As many SEE and CEE countries are now EU members, international support for development and reconstruction has weakened, although environmental problems deserve a high place on the political agenda.
The participation of citizens and communities is central to sustainable development. Local authorities have a crucial role to play in enabling communities to become more involved, by encouraging debate and by including citizens in local decision making. Local governments have the important task of revitalising and strengthening community action and motivating individual behaviour in support of common goals. The integration of social, economic and environmental objectives into action at the local level helps communities to prevent conflict and maximise the benefits of local initiatives.
Local officials also occupy a vital role between the national government and citizens, and are responsible for educating and mobilising the public toward promoting sustainable development. National associations of local authorities, towns and municipalities are likewise pivotal in communicating and disseminating information.

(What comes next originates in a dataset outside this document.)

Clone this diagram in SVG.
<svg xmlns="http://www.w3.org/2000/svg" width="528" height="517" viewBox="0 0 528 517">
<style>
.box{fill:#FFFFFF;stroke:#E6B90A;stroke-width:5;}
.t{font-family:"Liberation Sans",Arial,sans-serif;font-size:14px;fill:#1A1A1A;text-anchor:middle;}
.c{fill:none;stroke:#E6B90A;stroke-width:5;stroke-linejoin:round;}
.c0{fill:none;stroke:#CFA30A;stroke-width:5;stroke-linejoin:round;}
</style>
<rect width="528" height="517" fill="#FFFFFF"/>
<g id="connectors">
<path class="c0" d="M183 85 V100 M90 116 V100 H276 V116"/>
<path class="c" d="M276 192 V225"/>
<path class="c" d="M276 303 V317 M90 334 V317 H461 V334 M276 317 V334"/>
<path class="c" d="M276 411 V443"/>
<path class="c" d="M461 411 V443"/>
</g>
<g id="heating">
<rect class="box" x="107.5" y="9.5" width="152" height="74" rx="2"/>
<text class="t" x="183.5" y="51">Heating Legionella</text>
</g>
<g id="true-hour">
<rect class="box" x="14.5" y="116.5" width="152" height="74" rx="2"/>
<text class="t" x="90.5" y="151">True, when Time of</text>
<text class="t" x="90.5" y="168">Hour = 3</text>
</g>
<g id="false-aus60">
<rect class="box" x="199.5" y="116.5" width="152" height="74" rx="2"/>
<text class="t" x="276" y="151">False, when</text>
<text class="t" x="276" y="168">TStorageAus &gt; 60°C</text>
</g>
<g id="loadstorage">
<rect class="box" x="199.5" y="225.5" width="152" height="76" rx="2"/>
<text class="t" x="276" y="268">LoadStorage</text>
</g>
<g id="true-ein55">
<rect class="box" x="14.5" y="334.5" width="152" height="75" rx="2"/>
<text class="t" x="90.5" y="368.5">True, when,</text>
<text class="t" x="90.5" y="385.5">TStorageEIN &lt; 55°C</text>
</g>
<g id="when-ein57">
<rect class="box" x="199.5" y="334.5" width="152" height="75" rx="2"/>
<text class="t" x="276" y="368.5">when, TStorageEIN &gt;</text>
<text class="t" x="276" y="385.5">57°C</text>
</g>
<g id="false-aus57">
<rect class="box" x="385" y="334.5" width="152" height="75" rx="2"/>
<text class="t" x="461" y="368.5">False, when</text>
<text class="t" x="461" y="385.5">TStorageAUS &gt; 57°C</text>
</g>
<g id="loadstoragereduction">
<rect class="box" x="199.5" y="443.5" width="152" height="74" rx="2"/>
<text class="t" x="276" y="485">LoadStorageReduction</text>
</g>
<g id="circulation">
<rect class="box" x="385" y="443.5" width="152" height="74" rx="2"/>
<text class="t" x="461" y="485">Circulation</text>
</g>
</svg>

Nonetheless, much remains to be done. Closer international cooperation is needed in order to solve environmental problems and tackle the impacts of natural and human-made disasters. The Italian Government has played a proactive role in fostering international cooperation and identifying future threats. As we grow more closely interconnected, we increasingly recognise that our accelerated globalisation process comes at high environmental cost: pollution in India affects air quality in Europe, and a tanker accident in the Black Sea will damage the marine ecosystem in Northern Africa. Today's actions will influence the lives of future generations, just as we have inherited an environment fashioned by the green policies of earlier generations. Our interconnectedness is best illustrated by chaos theory's 'butterfly effect' concept: a butterfly moving its wings in one part of the world will cause a tornado or other weather event in another part of the world.
Governments need to reaffirm their joint commitment to reducing pollution and ending over-exploitation of the planet's natural resources. The international community needs to contribute effectively and in a coordinated manner in guiding the future toward sustainable development. Local communities need to see for themselves how their efforts can facilitate this task, even though sharing responsibility is harder than apportioning blame. Yet with concerted effort, the beauty and wealth of our planet will remain to be enjoyed by both present and future generations.